Following this, it will rope in village-level entrepreneurs (VLEs) to set up water filtration plants in one lakh villages in the country. This will be the government’s first such initiative after Prime Minister Narendra Modi on 16 June 2019 announced setting up a target to provide clean drinking water to all by 2024.
CSC has inked a memorandum of understanding (MoU) with the Bhabha Atomic Research Centre (BARC) for installing water filtration plants in villages. BARC has indigenously developed various water filtration techniques. CSCs through their VLEs will set up these filtration plants in rural areas.
The government will initially begin with a pilot project for 50 villages. After this, CSC will work with VLEs to set up plants in around 50,000 villages. Another 50,000 villages will be added later. The first tranche is from the villages where BARC has to provide the filtration plants. Rest will come from other stakeholder ministries. The full plant set-up costs around Rs four lakh.
The agency has developed various technologies to filter water and make it safe for drinking. The pilot project will probably be launched by July 2019. After this, installation of water filtration plants in 50,000 villages will start in phases.

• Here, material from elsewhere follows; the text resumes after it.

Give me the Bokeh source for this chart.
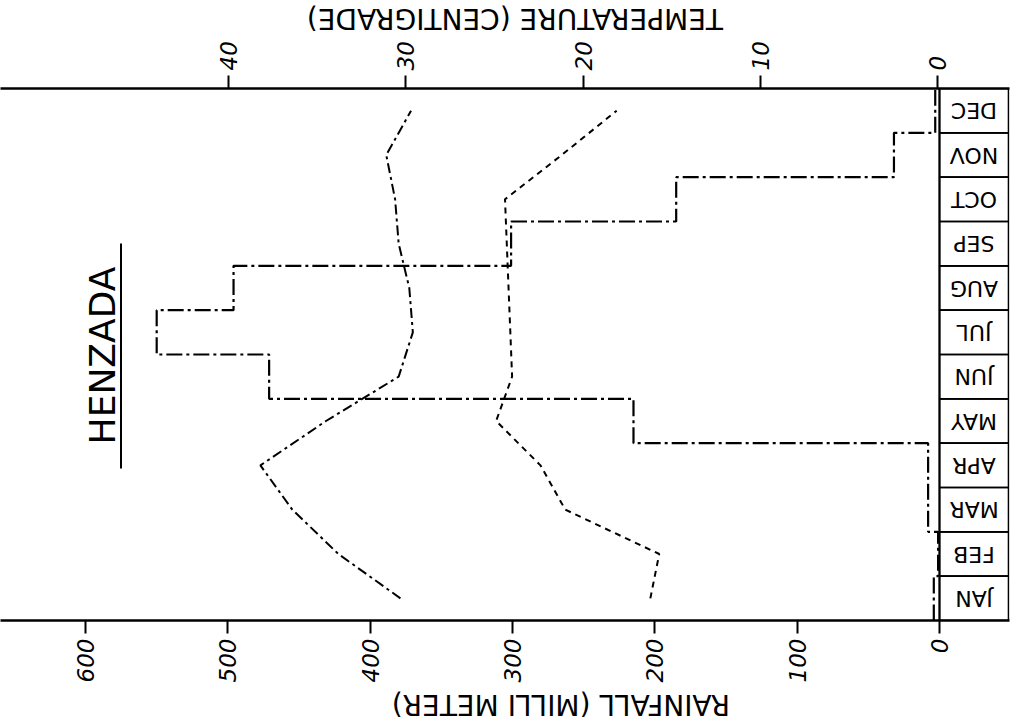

CSCs were formed as part of the government’s National e-Governance Plan (NeGP). They are ICT-enabled front-end service delivery points for villages providing the government, financial, social and private sector services in agriculture, health, education, entertainment, FMCG products, banking, insurance, pension, utility payments, etc. At present, there are over three lakh CSCs in the country with over 2.5 lakh in villages.
These centres work under the CSC e-governance Services India, a special purpose vehicle (SPV) set up by the IT Ministry.